Le chiameresti coincidenze?
Un altro 14 Maggio, fanno 60 questo giro. Il varco tra la mezza e la terza età, benché c'è chi si ostina a posticipare. Ci prova, almeno.
Dall'ultima volta che entrai in una chiesa era passato molto tempo, quel tanto che ancora però non basta a farmela passare. Eppure tra tutti i giorni, proprio il 14 maggio.
Il motivo per cui ci sono tornato non ha niente a che vedere con la fede, questo me l'ha ribadito la rabbia e l'odio che ho provato fissando nuovamente quella croce. Che poi di colpe ne ha gran poche, ho capito poi, ma non passa. Se non accusassi quel Dio che tanto acclamano come onnipotente, se ci rifletto usando la ragione, mi sento solo più stupido per averci sperato davvero.
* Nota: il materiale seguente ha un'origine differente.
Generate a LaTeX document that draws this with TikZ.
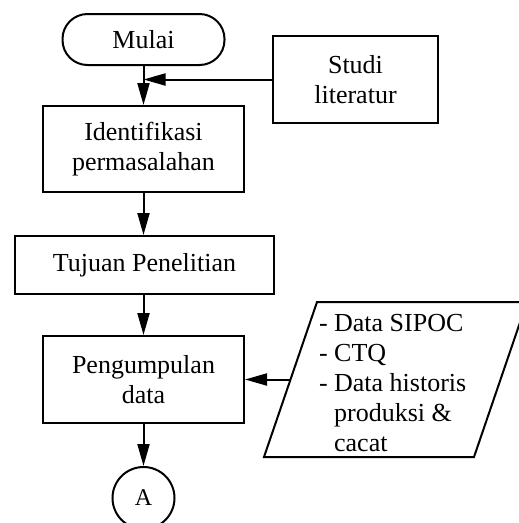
\documentclass[tikz,border=0pt]{standalone}
\usepackage{fontspec}
\setmainfont{Liberation Serif}
\usetikzlibrary{arrows.meta}
\begin{document}
\begin{tikzpicture}[x=1pt,y=-1pt,line width=2pt,
  every node/.style={font=\fontsize{26}{30}\selectfont},
  box/.style={draw,align=center,inner sep=0pt},
  flow/.style={-{Triangle[length=22pt,width=12pt]}}]
\clip (0,0) rectangle (519,523);
% process boxes
\node[box,rounded corners=25pt,minimum width=162pt,minimum height=51pt] (mulai) at (143.5,39.5) {Mulai};
\node[box,minimum width=165pt,minimum height=87pt] (studi) at (355.5,79.5) {Studi\\literatur};
\node[box,minimum width=201pt,minimum height=86pt] (ident) at (143.5,149) {Identifikasi\\permasalahan};
\node[box,minimum width=259pt,minimum height=58pt] (tujuan) at (144.5,265) {Tujuan Penelitian};
\node[box,minimum width=201pt,minimum height=87pt] (kumpul) at (143.5,379.5) {Pengumpulan\\data};
% data input (parallelogram)
\draw[line join=miter] (264,457) -- (474,457) -- (527,302) -- (317,302) -- cycle;
\coordinate (dataleft) at (290.5,379.5);
\node[align=left,anchor=west,inner sep=0pt] (datatext) at (318,383)
  {- Data SIPOC\\- CTQ\\- Data historis\\\phantom{- }produksi \&\\\phantom{- }cacat};
% off-page connector
\node[draw,circle,minimum size=62pt,inner sep=0pt,font=\fontsize{24}{28}\selectfont] (a) at (143.5,498) {A};
% flow lines
\draw[flow] (mulai.south) -- (ident.north);
\draw[flow] (studi.west) -- (studi.west -| mulai.south);
\draw[flow] (ident.south) -- (tujuan.north -| ident.south);
\draw[flow] (tujuan.south -| kumpul.north) -- (kumpul.north);
\draw[flow] (dataleft) -- (kumpul.east);
\draw[flow] (kumpul.south) -- (a.north);
\end{tikzpicture}
\end{document}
Mi sono trovato solo di fronte al catafalco e sono entrato nel panico, sotto lo sguardo di gran parte dei presenti, inerme. Indeciso se imbrattare quella sacralità della mia blasfemia, per rispetto verso chi, sdraiato nella cassa, accoglieva gli ultimi saluti, finendo poi con lo spostarmi da lì un po' con la vergogna ma sopra ogni cosa col senso di colpa.
Il prete parlava e i presenti seguivano e rispondevano alle preghiere. Io mi sono limitato ad alzarmi e sedermi con loro, la mia preghiera non l'ho rivolta al loro Dio, ma l'ho piuttosto trasformata in un pensiero di addio al defunto, cercando più possibile di farla sembrare tale. Carica della stessa sensazione di vuoto, ma manifestata in modo tutt'altro che consono alla circostanza.
Guardavo il padre di F. pensando che è per suo padre che era lì. Che suo padre era lì dentro.
Mi è passato per la testa che delle persone a cui ho detto addio, addio per sempre e non un arrivederci prolungato, solo mio nonno mi ha avuto vicino in quel momento. Mio nonno che un po' mi fu padre.
Non è come non aver partecipato a un compleanno o aver dormito la notte di capodanno, la mancanza è reale. Soprattutto se la stessa persona che l'ultima volta aveva ricambiato il mio sguardo, seppur faticando a riconoscermi, adesso non posso che guardare dal fronte di una lastra di marmo, o meglio di una foto.
Non mi piace la morte, è una di quelle risposte che lasciano in sospeso troppe domande.
Avrei preferito festeggiare un compleanno, anche se solo in tre e senza torta. Magari con un piatto di pasta al pesto, che mia madre sa farla bene, mica coi sughi pronti.
Tanti auguri Gino. Ancora qualche anno dai, che la pensione arriva. Che poi avremo un sacco di tempo per stare insieme io e te. Che poi magari mi porti ancora a sparare alle lattine nel prato sotto casa, anche solo guardandomi dal balcone se ti farà ancora male stare giù con me. Però se usciamo di casa ti porto dove vuoi, perché adesso ho la macchina, sai, posso guidare io…
Andiamo a Parigi, questa volta al Louvre, non mi interessa Disneyland. Raccontami ancora la storia, insegnamela perché mica mi entra in testa, lo sai, sono un testa dura.
Poi, però, la sera ci sediamo in sala, al tavolone nero di pelle sotto il quale da piccolo giocavo con Rexy e Terry, i due pastori tedeschi che scorrazzavano per casa. Ci accendiamo una sigaretta e ci facciamo una chiacchierata, che di cose da dirci ne abbiamo un sacco. Che mi manca anche solo sentirti dire cazzate. Che ti voglio ancora bene, ma proprio tanto.